--- BEGIN ---

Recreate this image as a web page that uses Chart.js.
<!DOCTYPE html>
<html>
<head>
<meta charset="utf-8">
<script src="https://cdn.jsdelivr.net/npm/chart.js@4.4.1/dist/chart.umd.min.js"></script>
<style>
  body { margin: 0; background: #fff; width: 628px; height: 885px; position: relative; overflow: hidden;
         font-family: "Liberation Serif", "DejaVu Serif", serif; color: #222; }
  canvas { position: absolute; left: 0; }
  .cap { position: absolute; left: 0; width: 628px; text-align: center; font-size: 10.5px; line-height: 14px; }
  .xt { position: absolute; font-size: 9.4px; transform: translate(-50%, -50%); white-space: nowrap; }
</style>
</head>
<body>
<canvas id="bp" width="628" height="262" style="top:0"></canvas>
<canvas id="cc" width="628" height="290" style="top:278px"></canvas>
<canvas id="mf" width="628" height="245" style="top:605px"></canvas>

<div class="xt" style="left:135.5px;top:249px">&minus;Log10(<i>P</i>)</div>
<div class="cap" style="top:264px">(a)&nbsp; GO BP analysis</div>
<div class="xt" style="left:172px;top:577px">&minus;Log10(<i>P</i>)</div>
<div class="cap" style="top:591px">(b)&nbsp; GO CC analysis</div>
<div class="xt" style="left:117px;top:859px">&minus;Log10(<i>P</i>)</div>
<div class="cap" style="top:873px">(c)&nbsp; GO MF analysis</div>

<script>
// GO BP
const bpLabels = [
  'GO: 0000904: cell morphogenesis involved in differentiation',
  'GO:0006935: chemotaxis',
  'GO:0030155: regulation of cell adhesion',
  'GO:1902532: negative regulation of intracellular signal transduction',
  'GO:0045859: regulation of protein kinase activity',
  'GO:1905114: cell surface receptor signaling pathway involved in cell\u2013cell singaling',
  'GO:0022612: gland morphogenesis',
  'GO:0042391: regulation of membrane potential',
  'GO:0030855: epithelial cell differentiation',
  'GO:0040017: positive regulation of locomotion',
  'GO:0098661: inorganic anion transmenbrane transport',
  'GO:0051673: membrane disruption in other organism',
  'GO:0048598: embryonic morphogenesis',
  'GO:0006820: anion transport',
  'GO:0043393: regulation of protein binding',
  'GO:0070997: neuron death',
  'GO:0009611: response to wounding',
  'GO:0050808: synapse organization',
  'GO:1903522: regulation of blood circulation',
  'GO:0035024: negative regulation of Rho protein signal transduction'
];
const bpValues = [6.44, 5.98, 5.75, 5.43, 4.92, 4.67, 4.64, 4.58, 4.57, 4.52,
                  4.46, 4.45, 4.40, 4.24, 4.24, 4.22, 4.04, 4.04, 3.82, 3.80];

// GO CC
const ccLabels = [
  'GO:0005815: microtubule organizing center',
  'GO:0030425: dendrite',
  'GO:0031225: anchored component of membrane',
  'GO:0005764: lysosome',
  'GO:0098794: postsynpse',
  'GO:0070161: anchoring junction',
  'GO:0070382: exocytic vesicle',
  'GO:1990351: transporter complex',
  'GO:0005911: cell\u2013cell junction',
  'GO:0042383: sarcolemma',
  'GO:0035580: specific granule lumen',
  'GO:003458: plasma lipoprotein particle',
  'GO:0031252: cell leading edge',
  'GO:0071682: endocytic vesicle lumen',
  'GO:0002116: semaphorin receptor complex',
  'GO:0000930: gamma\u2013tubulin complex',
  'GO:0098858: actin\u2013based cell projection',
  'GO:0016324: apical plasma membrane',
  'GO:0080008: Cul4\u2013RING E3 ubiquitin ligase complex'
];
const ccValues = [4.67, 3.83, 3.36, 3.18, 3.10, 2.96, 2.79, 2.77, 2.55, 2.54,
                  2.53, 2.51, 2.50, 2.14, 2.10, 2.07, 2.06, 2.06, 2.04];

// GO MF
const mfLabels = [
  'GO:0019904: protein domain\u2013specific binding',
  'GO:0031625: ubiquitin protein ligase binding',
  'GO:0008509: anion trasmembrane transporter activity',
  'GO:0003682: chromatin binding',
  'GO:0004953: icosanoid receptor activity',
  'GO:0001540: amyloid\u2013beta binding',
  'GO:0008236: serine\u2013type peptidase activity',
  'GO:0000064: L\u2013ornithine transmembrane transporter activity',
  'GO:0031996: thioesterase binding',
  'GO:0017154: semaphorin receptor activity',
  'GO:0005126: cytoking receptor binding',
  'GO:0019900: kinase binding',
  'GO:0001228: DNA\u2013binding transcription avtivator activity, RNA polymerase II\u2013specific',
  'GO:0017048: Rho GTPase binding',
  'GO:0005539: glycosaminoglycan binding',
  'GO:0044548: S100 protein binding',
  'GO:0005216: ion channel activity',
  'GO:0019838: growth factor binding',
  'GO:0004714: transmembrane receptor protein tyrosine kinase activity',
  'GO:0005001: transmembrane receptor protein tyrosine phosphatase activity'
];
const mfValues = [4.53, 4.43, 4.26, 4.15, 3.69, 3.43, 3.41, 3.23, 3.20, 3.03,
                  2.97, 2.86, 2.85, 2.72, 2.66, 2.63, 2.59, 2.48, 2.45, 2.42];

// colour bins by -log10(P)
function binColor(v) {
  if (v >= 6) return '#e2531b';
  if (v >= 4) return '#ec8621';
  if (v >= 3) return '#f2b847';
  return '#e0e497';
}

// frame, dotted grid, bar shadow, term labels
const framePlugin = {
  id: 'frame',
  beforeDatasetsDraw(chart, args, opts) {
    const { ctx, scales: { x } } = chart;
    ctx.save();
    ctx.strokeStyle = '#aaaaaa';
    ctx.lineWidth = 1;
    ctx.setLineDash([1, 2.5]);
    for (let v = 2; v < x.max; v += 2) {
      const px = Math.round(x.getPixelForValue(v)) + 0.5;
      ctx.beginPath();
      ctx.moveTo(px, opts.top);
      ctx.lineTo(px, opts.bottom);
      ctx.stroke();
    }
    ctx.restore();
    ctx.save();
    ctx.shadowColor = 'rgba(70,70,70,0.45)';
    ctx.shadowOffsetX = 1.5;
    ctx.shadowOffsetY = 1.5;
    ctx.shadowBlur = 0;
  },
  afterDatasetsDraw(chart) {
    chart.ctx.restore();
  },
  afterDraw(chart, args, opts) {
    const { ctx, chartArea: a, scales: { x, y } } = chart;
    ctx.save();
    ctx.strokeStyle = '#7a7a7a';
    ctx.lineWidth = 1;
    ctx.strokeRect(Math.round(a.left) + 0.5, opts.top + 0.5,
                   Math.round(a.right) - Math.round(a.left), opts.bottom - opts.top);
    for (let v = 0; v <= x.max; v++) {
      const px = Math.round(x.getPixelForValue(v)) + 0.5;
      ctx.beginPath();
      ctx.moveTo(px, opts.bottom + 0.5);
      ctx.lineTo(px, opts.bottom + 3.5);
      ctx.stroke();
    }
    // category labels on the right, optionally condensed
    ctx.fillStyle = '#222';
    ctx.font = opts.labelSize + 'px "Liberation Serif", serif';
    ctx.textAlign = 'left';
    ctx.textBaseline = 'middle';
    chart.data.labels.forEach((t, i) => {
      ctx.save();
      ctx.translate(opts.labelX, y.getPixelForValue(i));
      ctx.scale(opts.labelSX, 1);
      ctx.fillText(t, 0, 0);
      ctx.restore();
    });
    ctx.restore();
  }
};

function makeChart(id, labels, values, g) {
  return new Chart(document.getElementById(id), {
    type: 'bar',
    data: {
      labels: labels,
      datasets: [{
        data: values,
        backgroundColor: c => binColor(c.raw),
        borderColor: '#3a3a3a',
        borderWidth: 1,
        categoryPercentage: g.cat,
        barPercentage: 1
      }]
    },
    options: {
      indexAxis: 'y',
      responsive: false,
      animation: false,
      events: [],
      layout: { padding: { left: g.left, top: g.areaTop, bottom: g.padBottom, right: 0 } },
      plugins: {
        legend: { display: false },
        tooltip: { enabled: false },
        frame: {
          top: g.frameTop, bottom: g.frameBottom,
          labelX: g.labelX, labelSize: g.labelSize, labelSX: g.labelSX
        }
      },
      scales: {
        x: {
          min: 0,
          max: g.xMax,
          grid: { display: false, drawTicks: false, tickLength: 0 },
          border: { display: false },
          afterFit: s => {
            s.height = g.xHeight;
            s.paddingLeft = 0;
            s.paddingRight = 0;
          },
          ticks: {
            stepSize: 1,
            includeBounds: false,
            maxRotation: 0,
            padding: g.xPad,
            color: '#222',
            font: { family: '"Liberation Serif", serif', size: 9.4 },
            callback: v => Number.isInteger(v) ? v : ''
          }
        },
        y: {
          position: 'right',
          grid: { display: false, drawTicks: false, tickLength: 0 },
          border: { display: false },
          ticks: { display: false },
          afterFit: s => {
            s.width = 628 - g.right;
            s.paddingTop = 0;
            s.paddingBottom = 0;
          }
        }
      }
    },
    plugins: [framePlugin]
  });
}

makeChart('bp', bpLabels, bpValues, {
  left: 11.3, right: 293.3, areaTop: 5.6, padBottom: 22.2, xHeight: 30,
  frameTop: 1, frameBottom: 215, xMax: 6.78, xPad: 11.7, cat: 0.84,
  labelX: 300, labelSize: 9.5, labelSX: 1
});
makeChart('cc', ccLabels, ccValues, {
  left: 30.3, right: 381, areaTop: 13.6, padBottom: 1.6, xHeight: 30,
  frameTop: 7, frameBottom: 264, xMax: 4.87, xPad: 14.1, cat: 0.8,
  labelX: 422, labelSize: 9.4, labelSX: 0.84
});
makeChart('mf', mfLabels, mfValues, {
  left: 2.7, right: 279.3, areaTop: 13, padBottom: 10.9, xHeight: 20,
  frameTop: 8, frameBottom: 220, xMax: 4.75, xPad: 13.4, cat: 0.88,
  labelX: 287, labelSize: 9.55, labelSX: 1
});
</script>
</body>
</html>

--- END ---
--- BEGIN ---

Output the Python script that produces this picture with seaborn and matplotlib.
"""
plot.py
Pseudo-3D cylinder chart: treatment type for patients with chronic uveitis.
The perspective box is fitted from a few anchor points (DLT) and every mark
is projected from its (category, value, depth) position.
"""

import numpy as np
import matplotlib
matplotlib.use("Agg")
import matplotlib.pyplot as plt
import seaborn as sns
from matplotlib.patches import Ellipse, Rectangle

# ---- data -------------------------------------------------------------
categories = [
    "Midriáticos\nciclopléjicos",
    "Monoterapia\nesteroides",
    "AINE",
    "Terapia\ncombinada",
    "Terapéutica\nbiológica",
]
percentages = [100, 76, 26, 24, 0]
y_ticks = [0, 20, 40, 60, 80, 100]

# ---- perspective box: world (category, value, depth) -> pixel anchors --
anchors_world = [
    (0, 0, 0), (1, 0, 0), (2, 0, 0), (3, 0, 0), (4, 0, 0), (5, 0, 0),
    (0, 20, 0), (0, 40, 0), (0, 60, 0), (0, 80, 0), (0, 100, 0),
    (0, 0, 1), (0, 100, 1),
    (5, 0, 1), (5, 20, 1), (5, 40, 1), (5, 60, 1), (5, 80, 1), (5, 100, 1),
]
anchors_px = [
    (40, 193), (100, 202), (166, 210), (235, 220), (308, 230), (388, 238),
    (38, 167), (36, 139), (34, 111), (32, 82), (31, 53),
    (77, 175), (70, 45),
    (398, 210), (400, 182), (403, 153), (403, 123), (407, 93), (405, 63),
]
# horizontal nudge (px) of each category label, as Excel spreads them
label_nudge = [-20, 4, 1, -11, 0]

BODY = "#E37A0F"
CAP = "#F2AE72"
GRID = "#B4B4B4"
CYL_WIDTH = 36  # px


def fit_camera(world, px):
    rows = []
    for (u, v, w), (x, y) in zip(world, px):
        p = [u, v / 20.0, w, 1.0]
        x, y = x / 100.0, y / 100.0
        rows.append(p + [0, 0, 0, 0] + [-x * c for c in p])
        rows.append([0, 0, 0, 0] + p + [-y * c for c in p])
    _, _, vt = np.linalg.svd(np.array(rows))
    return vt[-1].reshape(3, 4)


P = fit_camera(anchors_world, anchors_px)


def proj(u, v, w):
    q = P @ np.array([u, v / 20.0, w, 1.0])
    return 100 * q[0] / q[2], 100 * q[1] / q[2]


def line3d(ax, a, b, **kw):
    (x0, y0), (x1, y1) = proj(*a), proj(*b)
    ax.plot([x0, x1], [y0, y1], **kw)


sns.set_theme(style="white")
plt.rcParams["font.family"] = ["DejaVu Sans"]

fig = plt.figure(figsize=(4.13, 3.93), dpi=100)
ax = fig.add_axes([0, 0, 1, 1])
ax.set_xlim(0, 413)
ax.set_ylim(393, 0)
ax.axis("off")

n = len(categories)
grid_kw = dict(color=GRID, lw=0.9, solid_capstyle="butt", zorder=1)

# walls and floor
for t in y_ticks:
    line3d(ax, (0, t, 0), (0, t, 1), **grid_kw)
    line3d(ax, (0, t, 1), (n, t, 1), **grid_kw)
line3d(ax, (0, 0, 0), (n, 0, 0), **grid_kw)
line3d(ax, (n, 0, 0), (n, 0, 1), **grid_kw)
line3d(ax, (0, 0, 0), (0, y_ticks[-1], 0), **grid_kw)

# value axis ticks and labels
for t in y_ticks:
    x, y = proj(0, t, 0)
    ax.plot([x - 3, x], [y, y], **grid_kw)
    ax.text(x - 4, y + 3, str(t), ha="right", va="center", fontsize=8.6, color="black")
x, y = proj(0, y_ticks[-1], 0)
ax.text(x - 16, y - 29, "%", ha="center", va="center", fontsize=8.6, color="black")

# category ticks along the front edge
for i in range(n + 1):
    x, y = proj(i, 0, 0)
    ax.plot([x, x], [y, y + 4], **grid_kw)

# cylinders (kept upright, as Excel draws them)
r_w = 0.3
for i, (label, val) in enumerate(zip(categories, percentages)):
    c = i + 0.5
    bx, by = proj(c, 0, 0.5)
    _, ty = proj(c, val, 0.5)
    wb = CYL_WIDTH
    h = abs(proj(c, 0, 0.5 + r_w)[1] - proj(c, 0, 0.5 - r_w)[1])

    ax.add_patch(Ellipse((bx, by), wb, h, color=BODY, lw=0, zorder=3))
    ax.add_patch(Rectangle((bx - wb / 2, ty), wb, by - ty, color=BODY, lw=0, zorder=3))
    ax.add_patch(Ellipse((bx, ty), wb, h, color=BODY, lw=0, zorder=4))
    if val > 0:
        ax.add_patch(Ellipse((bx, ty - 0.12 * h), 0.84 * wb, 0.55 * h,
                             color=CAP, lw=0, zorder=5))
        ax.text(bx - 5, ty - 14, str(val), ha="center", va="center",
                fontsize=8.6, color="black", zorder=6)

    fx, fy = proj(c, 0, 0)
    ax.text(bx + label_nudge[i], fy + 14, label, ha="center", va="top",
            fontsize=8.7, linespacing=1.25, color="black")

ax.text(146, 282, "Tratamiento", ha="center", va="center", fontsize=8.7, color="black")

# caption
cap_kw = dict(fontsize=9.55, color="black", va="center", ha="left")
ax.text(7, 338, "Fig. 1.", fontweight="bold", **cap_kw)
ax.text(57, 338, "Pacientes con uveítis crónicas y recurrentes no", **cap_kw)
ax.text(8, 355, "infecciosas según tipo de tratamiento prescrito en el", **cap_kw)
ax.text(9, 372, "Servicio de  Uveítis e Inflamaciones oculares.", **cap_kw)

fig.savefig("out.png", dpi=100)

--- END ---

▶ Given request: Each line from the line with "Recreate this image" to the line with "GO MF analysis</div>" is to be echoed exactly; both boundary lines are included, and nothing else is to be output.

▶ Task output:
Recreate this image as a web page that uses Chart.js.
<!DOCTYPE html>
<html>
<head>
<meta charset="utf-8">
<script src="https://cdn.jsdelivr.net/npm/chart.js@4.4.1/dist/chart.umd.min.js"></script>
<style>
  body { margin: 0; background: #fff; width: 628px; height: 885px; position: relative; overflow: hidden;
         font-family: "Liberation Serif", "DejaVu Serif", serif; color: #222; }
  canvas { position: absolute; left: 0; }
  .cap { position: absolute; left: 0; width: 628px; text-align: center; font-size: 10.5px; line-height: 14px; }
  .xt { position: absolute; font-size: 9.4px; transform: translate(-50%, -50%); white-space: nowrap; }
</style>
</head>
<body>
<canvas id="bp" width="628" height="262" style="top:0"></canvas>
<canvas id="cc" width="628" height="290" style="top:278px"></canvas>
<canvas id="mf" width="628" height="245" style="top:605px"></canvas>

<div class="xt" style="left:135.5px;top:249px">&minus;Log10(<i>P</i>)</div>
<div class="cap" style="top:264px">(a)&nbsp; GO BP analysis</div>
<div class="xt" style="left:172px;top:577px">&minus;Log10(<i>P</i>)</div>
<div class="cap" style="top:591px">(b)&nbsp; GO CC analysis</div>
<div class="xt" style="left:117px;top:859px">&minus;Log10(<i>P</i>)</div>
<div class="cap" style="top:873px">(c)&nbsp; GO MF analysis</div>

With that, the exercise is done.